Diagonal sequence trick: Uniform bound necessary?

There is a treatment of the "diagonal sequence trick" in Reed and Simon (Functional Analysis Vol.1) stated there as follows:

Let $f_n(m)$ be a sequence of functions on the positive integers which is uniformly bounded, i.e. $|f_n(m)| \le C$ for all $n,m$. Then there is a subsequence $\{f_{\hat n(i)}(m)\}^\infty_{i = 1}$ so that for each fixed $m$, the sequence $f_{\hat n(i)}(m)$ converges as $i \to \infty$.

I was wondering whether the uniform bound is actually necessary. I am not sure where it is essential in the proof, outlined below:

Consider the sequence $f_n(1)$. It is a bounded set of numbers, so we can find a subsequence $f_{n(i)}$ such that $f_{n_1(i)}(1) \to f_\infty(1)$, for some number $f_\infty(1)$. Now consider the sequence $f_{n_1(i)}(2)$. We can find a subsequence $f_{n_2(i)}(2) \to f_\infty(2)$ as $i \to \infty$. Proceeding inductively, we find successive subsequences $f_{n_k(i)}$ so that $f_{n_{k+1}(i)}$ is a subsequence of $f_{n_k(i)}$, and $f_{n_k(i)} \to f_\infty(k)$ as $i \to \infty$. Thus, in particular, $f_{n_k(i)}(j) \to f_\infty(j)$ as $i \to \infty$ for $j = 1,2,\dots,k$. To get a subsequence $f_{\hat n(i)}$ converging for each $j$, take the diagonal sequence $\hat n(k) = n_k(k)$. Then $f_{\hat n(k)}, f_{\hat n(k+1)}, \dots$ is a subsequence of $f_{n_k(i)}$ so $f_{\hat n(i)}(k) \to f_\infty(k)$ as $i \to \infty$ for each $k$.

Solution 1:

The proof needs that $n\mapsto f_n(m)$ is bounded for each $m$ in order to find a convergent subsequence.
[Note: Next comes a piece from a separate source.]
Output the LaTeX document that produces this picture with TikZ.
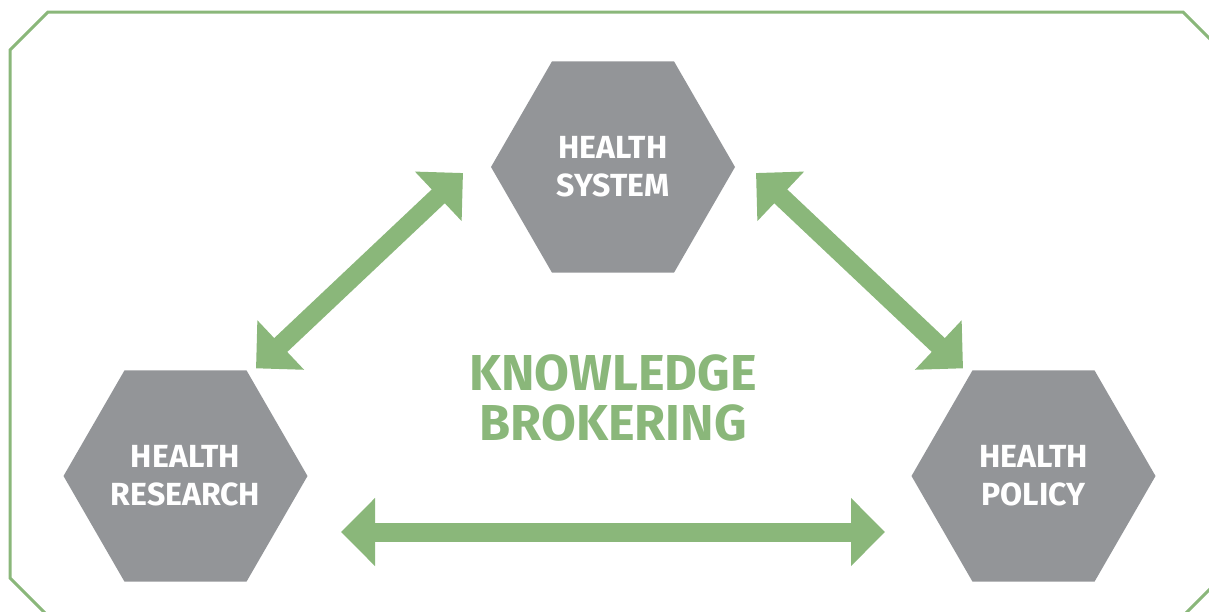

But it is indeed not necessary that the bound is uniform in $m$ as well. For example, you might have something like $f_n(m) = \sin(nm) e^m$ and the argument still works. Intuitively, we don't need to obtain convergence of the diagonal sequence afresh but obtain it already from it being essentially a subsequence of all subsequences introduced.